AVAILABLE DATA ::
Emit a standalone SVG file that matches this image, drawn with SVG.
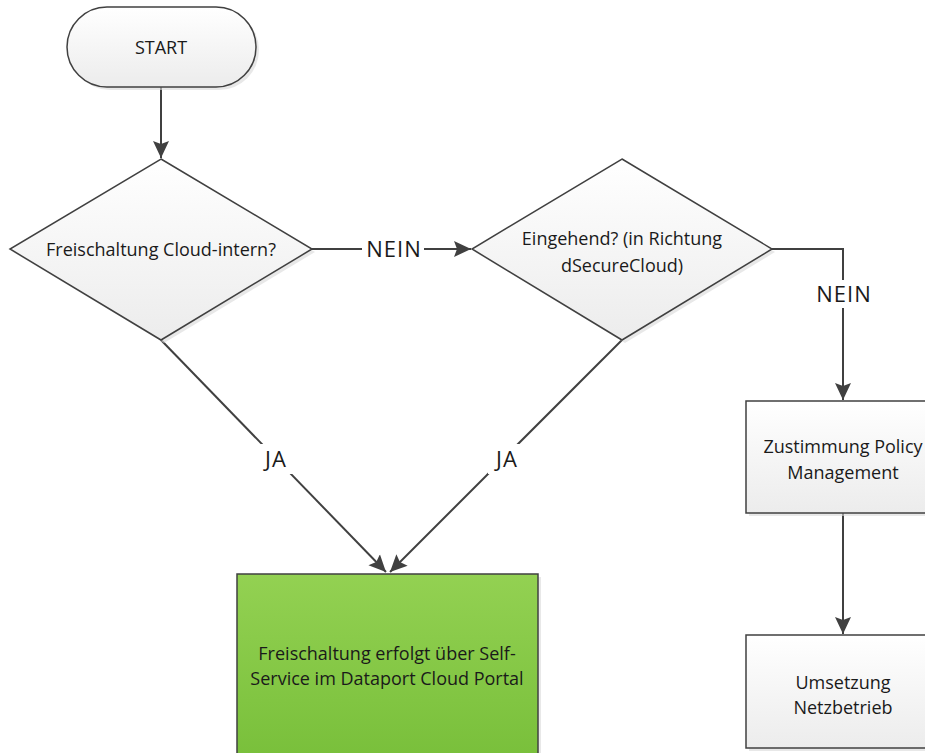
<svg xmlns="http://www.w3.org/2000/svg" width="925" height="753" viewBox="0 0 925 753">
<style>
.shape{stroke:#404040;stroke-width:1.5}
.gray{fill:url(#g)}
.green{fill:url(#gr)}
.shadow{fill:#d9d9d9;opacity:0.6}
.t{font-family:"Open Sans","Liberation Sans",sans-serif;font-size:18px;fill:#1a1a1a;text-anchor:middle;dominant-baseline:central}
.lbl{font-family:"Open Sans","Liberation Sans",sans-serif;font-size:22px;letter-spacing:1px;fill:#1a1a1a;text-anchor:middle;dominant-baseline:central}
.c{stroke:#404040;stroke-width:2;fill:none}
</style>
<defs>
<linearGradient id="g" x1="0" y1="0" x2="0" y2="1"><stop offset="0" stop-color="#ffffff"/><stop offset="1" stop-color="#ececec"/></linearGradient>
<linearGradient id="gr" x1="0" y1="0" x2="0" y2="1"><stop offset="0" stop-color="#93d152"/><stop offset="1" stop-color="#78bf3a"/></linearGradient>
<marker id="a" markerWidth="18" markerHeight="18" refX="17" refY="9" orient="auto" markerUnits="userSpaceOnUse">
<path d="M0,1 L17,9 L0,17 L3,9 Z" fill="#404040"/>
</marker>
</defs>
<rect width="925" height="753" fill="#ffffff"/>
<g id="connectors">
<line class="c" x1="161" y1="87" x2="161" y2="158" marker-end="url(#a)"/>
<line class="c" x1="312" y1="249" x2="471" y2="249" marker-end="url(#a)"/>
<polyline class="c" points="772,249 843,249 843,400" marker-end="url(#a)"/>
<line class="c" x1="843" y1="513" x2="843" y2="634" marker-end="url(#a)"/>
<line class="c" x1="161" y1="340" x2="386" y2="572" marker-end="url(#a)"/>
<line class="c" x1="622" y1="340" x2="390" y2="572" marker-end="url(#a)"/>
<rect x="362" y="235" width="62" height="28" fill="#ffffff"/>
<text class="lbl" x="394" y="248">NEIN</text>
<rect x="812" y="280" width="62" height="28" fill="#ffffff"/>
<text class="lbl" x="844" y="293">NEIN</text>
<rect x="258" y="444" width="36" height="30" fill="#ffffff"/>
<text class="lbl" x="276" y="458">JA</text>
<rect x="488" y="444" width="36" height="30" fill="#ffffff"/>
<text class="lbl" x="507" y="458">JA</text>
</g>
<g id="start">
<rect class="shadow" x="70" y="10" width="189" height="80" rx="40"/>
<rect class="shape gray" x="67" y="7" width="189" height="80" rx="40"/>
<text class="t" x="161" y="47">START</text>
</g>
<g id="d1">
<polygon class="shadow" points="164,162 315,252 164,343 13,252"/>
<polygon class="shape gray" points="161,159 312,249 161,340 10,249"/>
<text class="t" x="161" y="249">Freischaltung Cloud-intern?</text>
</g>
<g id="d2">
<polygon class="shadow" points="625,162 775,252 625,343 475,252"/>
<polygon class="shape gray" points="622,159 772,249 622,340 472,249"/>
<text class="t" x="622" y="238">Eingehend? (in Richtung</text>
<text class="t" x="622" y="265">dSecureCloud)</text>
</g>
<g id="policy">
<rect class="shadow" x="749" y="404" width="194" height="112"/>
<rect class="shape gray" x="746" y="401" width="194" height="112"/>
<text class="t" x="843" y="446">Zustimmung Policy</text>
<text class="t" x="843" y="472">Management</text>
</g>
<g id="netz">
<rect class="shadow" x="749" y="638" width="194" height="113"/>
<rect class="shape gray" x="746" y="635" width="194" height="113"/>
<text class="t" x="843" y="682">Umsetzung</text>
<text class="t" x="843" y="707">Netzbetrieb</text>
</g>
<g id="self">
<rect class="shadow" x="240" y="577" width="301" height="190"/>
<rect class="shape green" x="237" y="574" width="301" height="190"/>
<text class="t" x="387" y="653">Freischaltung erfolgt über Self-</text>
<text class="t" x="387" y="678">Service im Dataport Cloud Portal</text>
</g>
</svg>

TASK DESCRIPTION :: Return to the listing above and set it down exactly, leaving out its pictures.

REPLY ::
Emit a standalone SVG file that matches this image, drawn with SVG.
<svg xmlns="http://www.w3.org/2000/svg" width="925" height="753" viewBox="0 0 925 753">
<style>
.shape{stroke:#404040;stroke-width:1.5}
.gray{fill:url(#g)}
.green{fill:url(#gr)}
.shadow{fill:#d9d9d9;opacity:0.6}
.t{font-family:"Open Sans","Liberation Sans",sans-serif;font-size:18px;fill:#1a1a1a;text-anchor:middle;dominant-baseline:central}
.lbl{font-family:"Open Sans","Liberation Sans",sans-serif;font-size:22px;letter-spacing:1px;fill:#1a1a1a;text-anchor:middle;dominant-baseline:central}
.c{stroke:#404040;stroke-width:2;fill:none}
</style>
<defs>
<linearGradient id="g" x1="0" y1="0" x2="0" y2="1"><stop offset="0" stop-color="#ffffff"/><stop offset="1" stop-color="#ececec"/></linearGradient>
<linearGradient id="gr" x1="0" y1="0" x2="0" y2="1"><stop offset="0" stop-color="#93d152"/><stop offset="1" stop-color="#78bf3a"/></linearGradient>
<marker id="a" markerWidth="18" markerHeight="18" refX="17" refY="9" orient="auto" markerUnits="userSpaceOnUse">
<path d="M0,1 L17,9 L0,17 L3,9 Z" fill="#404040"/>
</marker>
</defs>
<rect width="925" height="753" fill="#ffffff"/>
<g id="connectors">
<line class="c" x1="161" y1="87" x2="161" y2="158" marker-end="url(#a)"/>
<line class="c" x1="312" y1="249" x2="471" y2="249" marker-end="url(#a)"/>
<polyline class="c" points="772,249 843,249 843,400" marker-end="url(#a)"/>
<line class="c" x1="843" y1="513" x2="843" y2="634" marker-end="url(#a)"/>
<line class="c" x1="161" y1="340" x2="386" y2="572" marker-end="url(#a)"/>
<line class="c" x1="622" y1="340" x2="390" y2="572" marker-end="url(#a)"/>
<rect x="362" y="235" width="62" height="28" fill="#ffffff"/>
<text class="lbl" x="394" y="248">NEIN</text>
<rect x="812" y="280" width="62" height="28" fill="#ffffff"/>
<text class="lbl" x="844" y="293">NEIN</text>
<rect x="258" y="444" width="36" height="30" fill="#ffffff"/>
<text class="lbl" x="276" y="458">JA</text>
<rect x="488" y="444" width="36" height="30" fill="#ffffff"/>
<text class="lbl" x="507" y="458">JA</text>
</g>
<g id="start">
<rect class="shadow" x="70" y="10" width="189" height="80" rx="40"/>
<rect class="shape gray" x="67" y="7" width="189" height="80" rx="40"/>
<text class="t" x="161" y="47">START</text>
</g>
<g id="d1">
<polygon class="shadow" points="164,162 315,252 164,343 13,252"/>
<polygon class="shape gray" points="161,159 312,249 161,340 10,249"/>
<text class="t" x="161" y="249">Freischaltung Cloud-intern?</text>
</g>
<g id="d2">
<polygon class="shadow" points="625,162 775,252 625,343 475,252"/>
<polygon class="shape gray" points="622,159 772,249 622,340 472,249"/>
<text class="t" x="622" y="238">Eingehend? (in Richtung</text>
<text class="t" x="622" y="265">dSecureCloud)</text>
</g>
<g id="policy">
<rect class="shadow" x="749" y="404" width="194" height="112"/>
<rect class="shape gray" x="746" y="401" width="194" height="112"/>
<text class="t" x="843" y="446">Zustimmung Policy</text>
<text class="t" x="843" y="472">Management</text>
</g>
<g id="netz">
<rect class="shadow" x="749" y="638" width="194" height="113"/>
<rect class="shape gray" x="746" y="635" width="194" height="113"/>
<text class="t" x="843" y="682">Umsetzung</text>
<text class="t" x="843" y="707">Netzbetrieb</text>
</g>
<g id="self">
<rect class="shadow" x="240" y="577" width="301" height="190"/>
<rect class="shape green" x="237" y="574" width="301" height="190"/>
<text class="t" x="387" y="653">Freischaltung erfolgt über Self-</text>
<text class="t" x="387" y="678">Service im Dataport Cloud Portal</text>
</g>
</svg>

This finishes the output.